Lossless audio is included in English 5.1 in DTS-HD Master Audio format. The soundstage is nicely wide up front, with clear dialogue and lightly-immersive use of the surround channels for environmental sound effects and especially music, which includes not only composer Jeff Russo’s score, but also a host of period songs from the likes of John Lennon, The Pretenders, The Beatles, AC/DC, The Clash, Ramones, Billy Swan, Sun Ra and His Arkestra, Huey Lewis & The News, Elvis Presley, The Band, Frank Sinatra, Loverboy, Spandau Ballet, Devo, The Alan Parsons Projects, The Specials, Tom Petty & The Heartbreakers, Herbie Hancock, Bob Marley & The Wailers, and Nirvana. And I must say, I will never hear REO Speedwagon’s “Roll with the Changes” again without picturing Gordo Stevens’ smiling face. Bass is pleasing throughout. Optional English subtitles for the Hard of Hearing are also included.

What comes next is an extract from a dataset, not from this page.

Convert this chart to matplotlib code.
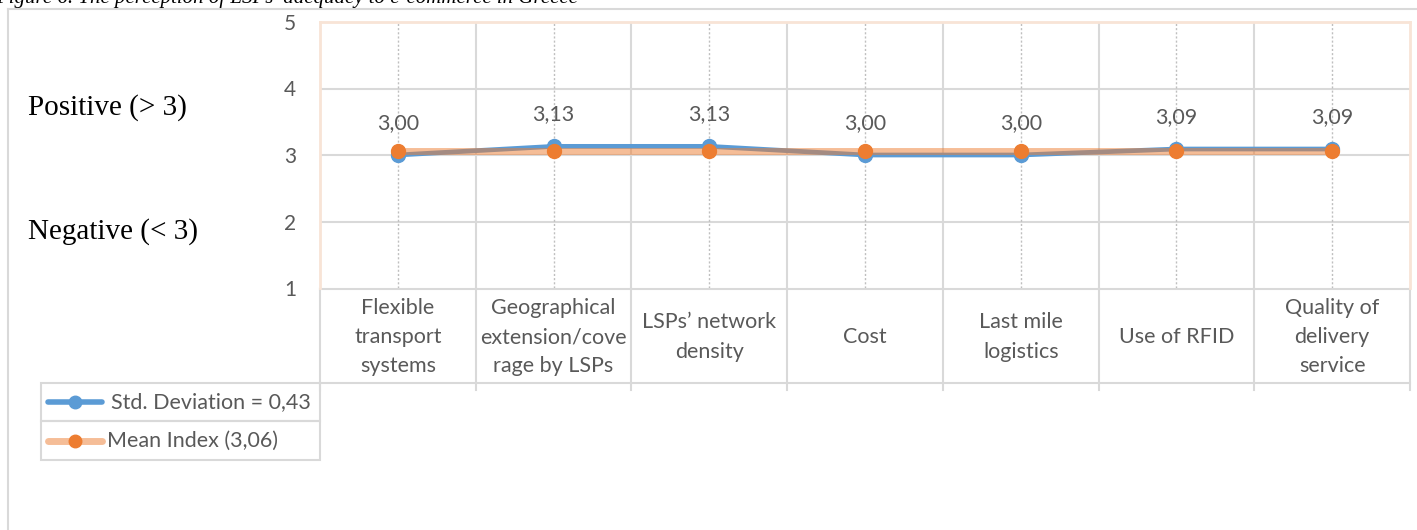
import matplotlib.pyplot as plt
from matplotlib.lines import Line2D
from matplotlib.patches import Rectangle
from matplotlib.transforms import blended_transform_factory

categories = ['Flexible\ntransport\nsystems', 'Geographical\nextension/cove\nrage by LSPs',
              'LSPs\u2019 network\ndensity', 'Cost', 'Last mile\nlogistics', 'Use of RFID',
              'Quality of\ndelivery\nservice']
std_dev = [3.00, 3.13, 3.13, 3.00, 3.00, 3.09, 3.09]
mean_index = [3.06, 3.06, 3.06, 3.06, 3.06, 3.06, 3.06]
yticks = [1, 2, 3, 4, 5]
std_label = 'Std. Deviation = 0,43'
mean_label = 'Mean Index (3,06)'

W, H = 1417, 530
blue = '#5B9BD5'
orange = '#ED7D31'
grid = '#D9D9D9'
peach = '#F8E4D6'
txt = '#595959'
font = 'Lato'

fig = plt.figure(figsize=(W / 100, H / 100), dpi=100)

# overlay in pixel coordinates for the frame, table and legend
ov = fig.add_axes([0, 0, 1, 1])
ov.set_xlim(0, W)
ov.set_ylim(H, 0)
ov.axis('off')

# plot area
x0, x1, ytop, ybot = 320, 1410, 22, 288
ax = fig.add_axes([x0 / W, 1 - ybot / H, (x1 - x0) / W, (ybot - ytop) / H])
ax.set_xlim(-0.5, len(categories) - 0.5)
ax.set_ylim(1, 5)
ax.set_xticks([])
ax.set_yticks(yticks)
ax.set_yticklabels([str(t) for t in yticks], fontsize=15, color=txt, family=font)
ax.tick_params(axis='y', length=0, pad=17)
for s in ['left', 'top', 'right']:
    ax.spines[s].set_color(peach)
    ax.spines[s].set_linewidth(2)
ax.spines['bottom'].set_visible(False)
ax.set_zorder(2)
ax.patch.set_alpha(0)

for t in yticks[1:-1]:
    ax.axhline(t, color=grid, lw=1.5, zorder=0)
for i in range(len(categories)):
    ax.axvline(i, color='#BFBFBF', lw=1, ls=(0, (1.5, 1.5)), zorder=0)
    if i < len(categories) - 1:
        ax.axvline(i + 0.5, color=grid, lw=1.5, zorder=0)

xs = range(len(categories))
ax.plot(xs, std_dev, color=blue, lw=3.4, marker='o', ms=10, zorder=3)
ax.plot(xs, mean_index, color=orange, lw=5, alpha=0.5, zorder=4)
ax.plot(xs, mean_index, ls='none', marker='o', ms=10, color=orange, zorder=5)

for i, v in enumerate(std_dev):
    ax.annotate(f'{v:.2f}'.replace('.', ','), (i, v), xytext=(0, 23),
                textcoords='offset points', ha='center', va='center',
                fontsize=15.5, color=txt, family=font)

# outer chart frame
ov.plot([8, 8], [9, H], color=grid, lw=1.5)
ov.plot([8, W], [9, 9], color=grid, lw=1.5)

# caption cut off at the top edge
ov.text(-4, 3, 'Figure 6. The perception of LSPs\u2019 adequacy to e-commerce in Greece',
        fontsize=15, style='italic', family='Liberation Serif', color='black',
        ha='left', va='baseline')

# side annotations
ov.text(28, 108, 'Positive (> 3)', fontsize=21, family='Liberation Serif',
        color='black', ha='left', va='center')
ov.text(28, 232, 'Negative (< 3)', fontsize=21, family='Liberation Serif',
        color='black', ha='left', va='center')

# data table with category names
tr = blended_transform_factory(ax.transData, ov.transData)
row_top, row_bot = 289, 383
ov.plot([x0, x1], [row_top, row_top], color=grid, lw=1.5)
ov.plot([x0, x1], [row_bot, row_bot], color=grid, lw=1.5)
for i in range(len(categories) + 1):
    b = i - 0.5
    ov.add_line(Line2D([b, b], [row_top, 390], transform=tr, color=grid, lw=1.5))
for i, c in enumerate(categories):
    ov.text(i, (row_top + row_bot) / 2 + 1, c, transform=tr, ha='center', va='center',
            fontsize=15.5, color=txt, family=font, linespacing=1.58)

# legend rows
lx0, lx1 = 41, 320
rows = [(383, 421, blue, 1.0, std_label), (421, 460, orange, 0.5, mean_label)]
for k, (r0, r1, col, a, lab) in enumerate(rows):
    ov.add_patch(Rectangle((lx0, r0), lx1 - lx0, r1 - r0, fill=False,
                           edgecolor=grid, lw=1.5))
    yc = (r0 + r1) / 2
    ov.plot([48, 102], [yc, yc], color=col, lw=4 if k == 0 else 5, alpha=a,
            solid_capstyle='round')
    ov.plot([75], [yc], marker='o', ms=9, color=col if k == 0 else orange)
    ov.text(111 if k == 0 else 107, yc, lab, fontsize=15.5, color=txt, family=font,
            ha='left', va='center')

fig.savefig('out.png', dpi=100)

Here’s a breakdown of the episodes included on each disc:
- Every Little Thing (HD – 56:58)
- The Bleeding Edge (HD – 56:08)
- Rules of Engagement (HD – 60:11)
- Pathfinder (HD – 60:42)
- The Weight (HD – 58:17)
- Best-Laid Plans (HD – 59:33)
- Don’t Be Cruel (HD – 62:08)
- And Here’s to You (HD – 69:53)
- Triage (HD – 56:27)
- The Grey (HD – 76:30)
Once again, there are no extras. That’s not surprising, as most of the special features created for this show are likely exclusive to Apple TV+. But the lack of bonus content does at least allow for 100% of the discs’ real estate to be used for the picture and sound. And the cover art for this release is once again a generic Photoshop mash-up instead of the series’ actual marketing imagery. I suspect this is something that Apple mandated—that their own branding not be used on the discs. It’s a shame, but at least the custom imagery used here looks a little like the actual show, as opposed to the Season One Blu-ray release, which looked like something a bad AI art generator might conjure. In any case, I’m still just glad to have these episodes on any physical disc format at all.
Against all odds, the second season of For All Mankind took everything that was great about the first and kicked it into overdrive. The season starts out well, grows more complicated and engaging with every episode, and it ends in a genuinely thrilling and moving finale. Trust me, there’s a reason that so many critics and publications (including Wired, Rolling Stone, Slate, USA Today, and Forbes, to name but a few) have called this series one of the best currently streaming. This show—more than any other right now—is carrying on and sustaining the true spirit of classic Star Trek. And I don’t say that lightly. For All Mankind is worthy of your time and attention, and I can’t recommend it more highly. I do hope the series arrives on physical 4K UHD at some point. But if you love it as much as I do, Dazzler’s Region B Blu-ray release will do nicely in the meantime.